Lebanon Hanover – Besides The Abyss
14.00€ – 22.00€
Description
Besides The Abyss
A new era for the band, whereas previously, Larissa Iceglass and William Maybelline had been a couple. In the two years since the Release of Tomb for Two, the two find themselves two no more. Yet the pair were still not solo even though they had ceased their romantic relationship. Moving on with new partners and relocating from Berlin to Athens, home of their label Fabrika, Lebanon Hanover would release one of their best albums yet.
The record’s title Besides The Abyss, with a well its cover, is both a play on words (similar to the expression Elephant in the Room), a well as a Jungian metaphor for an uncertain future. The abyss is the Shakespearen undiscovered country, the fear of the unknown; referencing the English Folk Nursery Rhyme Jack and Jill, a generic pairing of a boy and girl as noted by the bard himself.
Richer and sound, Besides the Abyss is a sonic Deprofundis, with songs and melodies that descend into the very Depths of Sorrow. And what emerges is some of Lebanon Hanover’s deepest work, with William and Larissa broadening their brushstrokes with more varied instrumentation and refined song structure, asking the question: “Well, what now?”
The album opens with the ominous guitar-driven Hollow Sky, accompanied by its haunting music video’s verdant vistas. The song, with Iceglass’ ghostly vocals, shimmers with that sounds like an Omnichord flittering like sonic firefly lights and brooding bass. This perfectly scores the less traveled wanderings through the dark wooden path of Dante’s perdition, leading to the titular well that graces the album cover.
The Crater opens with an unsettling riff and bass, with low, repetitive frequencies on the synth create a sense of unease. Here, Iceglass’ recounts a fatalistic requiem for the king of romance that is cataclysmic and leaves a scar upon the earth.

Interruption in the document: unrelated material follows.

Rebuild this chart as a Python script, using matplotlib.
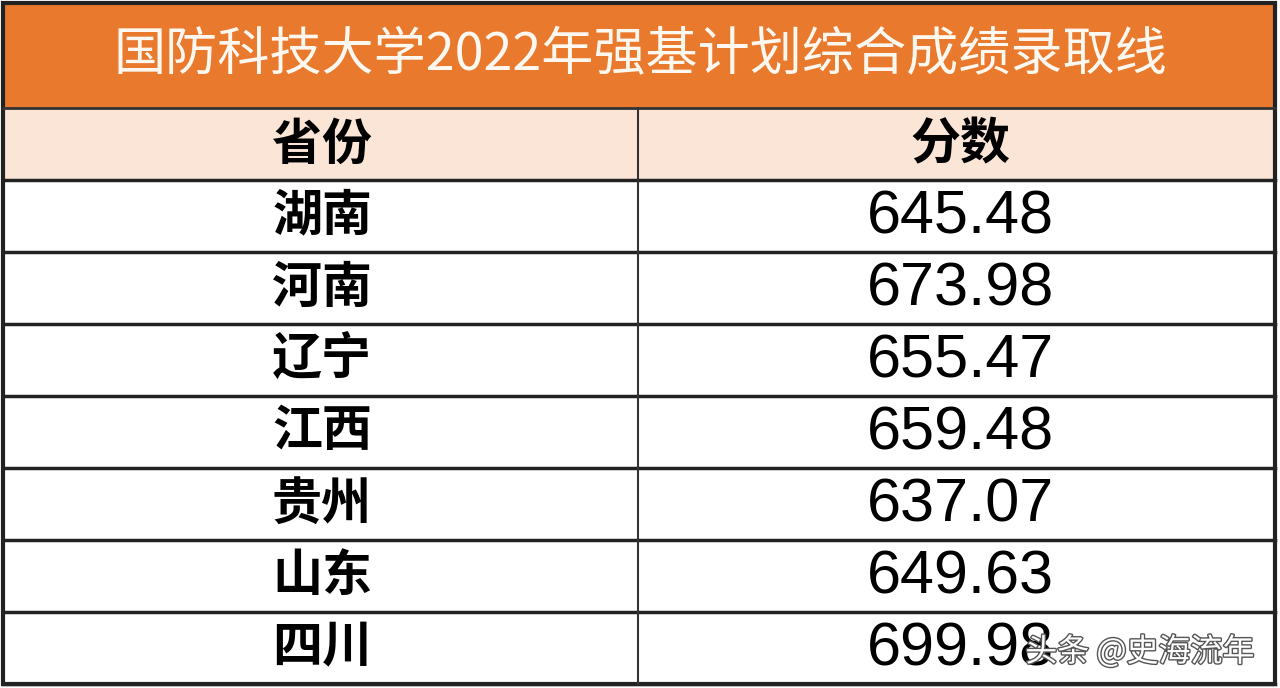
import matplotlib.pyplot as plt
import matplotlib.patheffects as pe
from matplotlib.patches import Rectangle

plt.rcParams['font.family'] = ['Noto Sans CJK SC', 'DejaVu Sans']

title = "国防科技大学2022年强基计划综合成绩录取线"
headers = ["省份", "分数"]
provinces = ["湖南", "河南", "辽宁", "江西", "贵州", "山东", "四川"]
scores = ["645.48", "673.98", "655.47", "659.48", "637.07", "649.63", "699.98"]

fig = plt.figure(figsize=(12.8, 6.88), dpi=100)
ax = fig.add_axes([0, 0, 1, 1])
ax.set_xlim(0, 1280)
ax.set_ylim(688, 0)
ax.axis('off')

left, right, mid = 3, 1275, 638
top_band, head_top, head_bot = 3, 108, 180
row_h = (684 - head_bot) / len(provinces)

# title band
ax.add_patch(Rectangle((left, top_band), right - left, head_top - top_band,
                       facecolor='#E9792D', edgecolor='none'))
ax.text(640, 56, title, color='#FFF8F0', fontsize=37.5, fontweight='medium',
        ha='center', va='center')

# header row
ax.add_patch(Rectangle((left, head_top), right - left, head_bot - head_top,
                       facecolor='#FBE5D6', edgecolor='none'))
ax.text(322, 145, headers[0], fontsize=36, fontweight='bold', ha='center', va='center')
ax.text(960, 145, headers[1], fontsize=36, fontweight='bold', ha='center', va='center')

for i, (p, s) in enumerate(zip(provinces, scores)):
    yc = head_bot + row_h * (i + 0.5)
    ax.text(322, yc, p, fontsize=36, fontweight='bold', ha='center', va='center')
    ax.text(960, yc + 2, s, fontsize=44, family='Liberation Sans', ha='center', va='center')

# grid lines
for i in range(len(provinces) + 1):
    y = head_bot + row_h * i
    ax.plot([left, right], [y, y], color='#222222', lw=2.5)
ax.plot([left, right], [head_top, head_top], color='#333333', lw=2)
ax.plot([mid, mid], [head_top, 684], color='#333333', lw=1.5)
ax.add_patch(Rectangle((left, top_band), right - left, 684 - top_band,
                       facecolor='none', edgecolor='#222222', lw=3))

# watermark (overlaps the last score, as in the source image)
ax.text(1140, 652, "头条 @史海流年", fontsize=23, color='white', ha='center', va='center',
        path_effects=[pe.withStroke(linewidth=2, foreground='#555555')])

fig.savefig("out.png", dpi=100)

With Fall Industrial Wall, once again, Iceglass channels a silky and Nico-like emotive deadpan; against a dirgelike melody backed by minimal synth, bass, and drum. Almost medieval and plaintive, with its folk droning horns, deep and shallow in their resonance. This song is anachronistic, setting the scene of ruins centuries-old with crumbling edifices strewn about like memories lost in time.
With the poetic lyrics of The Chamber do we find the eponymous abyss. Here, dualities are laid bare; besides love, there is heartbreak, and without this sorrow, what meaning would there be to love if one knows not what it is to lose? This song encapsulates the idea that love is heartbreak, and love lost is reaching the deepest chamber of the heart. This is carried through a sombre horn, minimalist drum machine, and deliberate bassline overlaid with Iceglass’ German and English lyrics.
The Well is led in with a softly distorted bassline overlaid with eerie banshee howls give way to Iceglass’ otherworld vocal refrain, echoing through time as if emanating from a hole in the ground, and encircling that hole is a garden of woe and despair.
The sinfully seductive song The Moor features a captivating SAX SOLO courtesy of Perseas; a welcome shift in tone, juxtaposed well with the intensity of Iceglass’ tenebrous vocal purr. This hitherto unexplored foray into dark sensuality takes the song into sordid mid 80s territory, bringing to mind a dusky drive along a serpentine road, with equally haunting instrumentations straddling time with icy fire.
Broken Characters is an acoustic folk interlude featuring Selofan’s Dimitris Pavlidis on guitar. Here we find a more gentle approach with its earnest and romantic lyrics. The song’s melodic hook is a soft caress along with the forlorn horn elements highlighting Iceglass at her most Nico-sounding vocal yet, singing the sorrowful truth that most artists are indeed broken characters.
Chimerical opens with dirgelike synth organs. The chill of winter has befallen the lamentations sung by Iceglass’ carried by haunting chord progressions and minimal percussion, plaintively beseeching the song’s subject to remain elusive, idealistic, and a dreamer.
After an album highlighting more Jill than Jack, our male protagonist finally makes his ascent in the sonorous and breathtaking Dark Hill, a masterful march of sweeping synth horns, and trepidatious drum machine with William Maybelline’s bellowing voice cracking like thunder, rattling the atmosphere like his heart against his ribs.
Spirals swirls in a cautionary knell of cathedral-esque droning synth dirge, with Icarian lyrics shining like a sombre ray of hope; like the sun’s rays creeping into the darkest of places. The song, minimalist in its tight percussion, echoes with the solace of Larissa Iceglass’ vocal litany; invoking elements of the supernatural, almost like a Casio preset sequenced to the beating of an angel’s wings.
If Bernhard Could See Us is a haze of romance and nostalgia, both lyrically, and in sound. Anchored by a poetic guitar, and bass, the dream doesn’t end here, and the spirit of love lives on forever: like a song, like poetry. Like a memory etched in time; passion put into both words and melody. Sadness is Rebellion, but so is love.